EXERCISE REQUIREMENTS »
Write out the data again exactly, skipping every picture.

DATA EXCERPT »
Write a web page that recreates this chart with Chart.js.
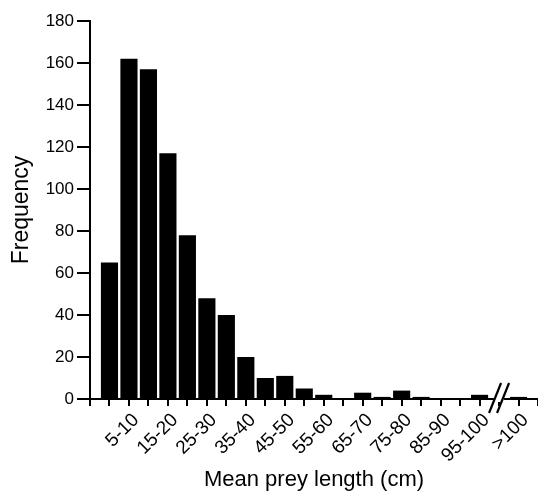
<!DOCTYPE html>
<html>
<head>
<meta charset="utf-8">
<script src="https://cdn.jsdelivr.net/npm/chart.js@4.4.1/dist/chart.umd.min.js"></script>
<style>
  html, body { margin: 0; padding: 0; background: #fff; }
  #wrap { width: 538px; height: 497px; }
</style>
</head>
<body>
<div id="wrap"><canvas id="values"></canvas></div>
<script>
// length classes (cm)
var classes = ['0-5', '5-10', '10-15', '15-20', '20-25', '25-30', '30-35', '35-40', '40-45', '45-50',
	'50-55', '55-60', '60-65', '65-70', '70-75', '75-80', '80-85', '85-90', '90-95', '95-100'];
var freq = [65, 162, 157, 117, 78, 48, 40, 20, 10, 11,
	5, 2, 0, 3, 1, 4, 1, 0, 0, 2];
var overLabel = '>100';
var overFreq = 1;
// only every second class gets a label
var shownLabels = ['', '5-10', '', '15-20', '', '25-30', '', '35-40', '', '45-50',
	'', '55-60', '', '65-70', '', '75-80', '', '85-90', '', '95-100'];
var yTicks = { min: 0, max: 180, step: 20 };

// slots: axis start, 20 classes, break, >100, axis end
var labels = [''].concat(classes, ['//', overLabel, '']);
var data = [null].concat(freq, [null, overFreq, null]);
var tickText = [''].concat(shownLabels, ['', overLabel, '']);
var breakIndex = classes.length + 1;

var font = 'Liberation Sans, Arial, Helvetica, sans-serif';

var axisBreak = {
	id: 'axisBreak',
	afterDraw: function(chart) {
		var x = chart.scales.x;
		var y = chart.scales.y;
		var ctx = chart.ctx;
		var cx = x.getPixelForValue(breakIndex);
		var cy = y.getPixelForValue(0);
		ctx.save();
		ctx.fillStyle = '#fff';
		ctx.fillRect(cx - 5, cy - 3, 10, 6);
		ctx.strokeStyle = '#000';
		ctx.lineWidth = 2.2;
		[-4, 4].forEach(function(d) {
			ctx.beginPath();
			ctx.moveTo(cx + d - 6, cy + 14);
			ctx.lineTo(cx + d + 6, cy - 16);
			ctx.stroke();
		});
		ctx.restore();
	}
};

var ctx = document.getElementById('values');
var barGraph = new Chart(ctx, {
	type: 'bar',
	data: {
		labels: labels,
		datasets: [{
			label: 'Frequency',
			backgroundColor: '#000',
			borderWidth: 0,
			data: data,
			barPercentage: 0.88,
			categoryPercentage: 1
		}]
	},
	options: {
		responsive: true,
		maintainAspectRatio: false,
		animation: false,
		layout: { padding: { top: 21, right: 0, left: 0, bottom: 0 } },
		plugins: { legend: { display: false }, tooltip: { enabled: false } },
		scales: {
			x: {
				offset: false,
				grid: { display: true, drawOnChartArea: false, offset: false, color: '#000', lineWidth: 2, tickLength: 7 },
				border: { display: true, color: '#000', width: 2 },
				ticks: {
					autoSkip: false, minRotation: 45, maxRotation: 45, color: '#000', padding: 3, labelOffset: 7,
					font: { family: font, size: 19 },
					callback: function(v, i) { return tickText[i]; }
				},
				title: { display: true, text: 'Mean prey length (cm)', color: '#000', font: { family: font, size: 22 }, padding: { top: 0, bottom: 4 } },
				afterFit: function(s) { s.height = 98; s.paddingRight = 0; s.paddingLeft = 0; }
			},
			y: {
				min: yTicks.min, max: yTicks.max,
				grid: { display: true, drawOnChartArea: false, color: '#000', lineWidth: 2, tickLength: 13 },
				border: { display: true, color: '#000', width: 2 },
				ticks: { stepSize: yTicks.step, color: '#000', padding: 3, font: { family: font, size: 17 } },
				title: { display: true, text: 'Frequency', color: '#000', font: { family: font, size: 23 }, padding: { top: 8, bottom: 0 } },
				afterFit: function(s) { s.width = 90; }
			}
		}
	},
	plugins: [axisBreak]
});
</script>
</body>
</html>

THE RESPONSE »
Write a web page that recreates this chart with Chart.js.
<!DOCTYPE html>
<html>
<head>
<meta charset="utf-8">
<script src="https://cdn.jsdelivr.net/npm/chart.js@4.4.1/dist/chart.umd.min.js"></script>
<style>
  html, body { margin: 0; padding: 0; background: #fff; }
  #wrap { width: 538px; height: 497px; }
</style>
</head>
<body>
<div id="wrap"><canvas id="values"></canvas></div>
<script>
// length classes (cm)
var classes = ['0-5', '5-10', '10-15', '15-20', '20-25', '25-30', '30-35', '35-40', '40-45', '45-50',
	'50-55', '55-60', '60-65', '65-70', '70-75', '75-80', '80-85', '85-90', '90-95', '95-100'];
var freq = [65, 162, 157, 117, 78, 48, 40, 20, 10, 11,
	5, 2, 0, 3, 1, 4, 1, 0, 0, 2];
var overLabel = '>100';
var overFreq = 1;
// only every second class gets a label
var shownLabels = ['', '5-10', '', '15-20', '', '25-30', '', '35-40', '', '45-50',
	'', '55-60', '', '65-70', '', '75-80', '', '85-90', '', '95-100'];
var yTicks = { min: 0, max: 180, step: 20 };

// slots: axis start, 20 classes, break, >100, axis end
var labels = [''].concat(classes, ['//', overLabel, '']);
var data = [null].concat(freq, [null, overFreq, null]);
var tickText = [''].concat(shownLabels, ['', overLabel, '']);
var breakIndex = classes.length + 1;

var font = 'Liberation Sans, Arial, Helvetica, sans-serif';

var axisBreak = {
	id: 'axisBreak',
	afterDraw: function(chart) {
		var x = chart.scales.x;
		var y = chart.scales.y;
		var ctx = chart.ctx;
		var cx = x.getPixelForValue(breakIndex);
		var cy = y.getPixelForValue(0);
		ctx.save();
		ctx.fillStyle = '#fff';
		ctx.fillRect(cx - 5, cy - 3, 10, 6);
		ctx.strokeStyle = '#000';
		ctx.lineWidth = 2.2;
		[-4, 4].forEach(function(d) {
			ctx.beginPath();
			ctx.moveTo(cx + d - 6, cy + 14);
			ctx.lineTo(cx + d + 6, cy - 16);
			ctx.stroke();
		});
		ctx.restore();
	}
};

var ctx = document.getElementById('values');
var barGraph = new Chart(ctx, {
	type: 'bar',
	data: {
		labels: labels,
		datasets: [{
			label: 'Frequency',
			backgroundColor: '#000',
			borderWidth: 0,
			data: data,
			barPercentage: 0.88,
			categoryPercentage: 1
		}]
	},
	options: {
		responsive: true,
		maintainAspectRatio: false,
		animation: false,
		layout: { padding: { top: 21, right: 0, left: 0, bottom: 0 } },
		plugins: { legend: { display: false }, tooltip: { enabled: false } },
		scales: {
			x: {
				offset: false,
				grid: { display: true, drawOnChartArea: false, offset: false, color: '#000', lineWidth: 2, tickLength: 7 },
				border: { display: true, color: '#000', width: 2 },
				ticks: {
					autoSkip: false, minRotation: 45, maxRotation: 45, color: '#000', padding: 3, labelOffset: 7,
					font: { family: font, size: 19 },
					callback: function(v, i) { return tickText[i]; }
				},
				title: { display: true, text: 'Mean prey length (cm)', color: '#000', font: { family: font, size: 22 }, padding: { top: 0, bottom: 4 } },
				afterFit: function(s) { s.height = 98; s.paddingRight = 0; s.paddingLeft = 0; }
			},
			y: {
				min: yTicks.min, max: yTicks.max,
				grid: { display: true, drawOnChartArea: false, color: '#000', lineWidth: 2, tickLength: 13 },
				border: { display: true, color: '#000', width: 2 },
				ticks: { stepSize: yTicks.step, color: '#000', padding: 3, font: { family: font, size: 17 } },
				title: { display: true, text: 'Frequency', color: '#000', font: { family: font, size: 23 }, padding: { top: 8, bottom: 0 } },
				afterFit: function(s) { s.width = 90; }
			}
		}
	},
	plugins: [axisBreak]
});
</script>
</body>
</html>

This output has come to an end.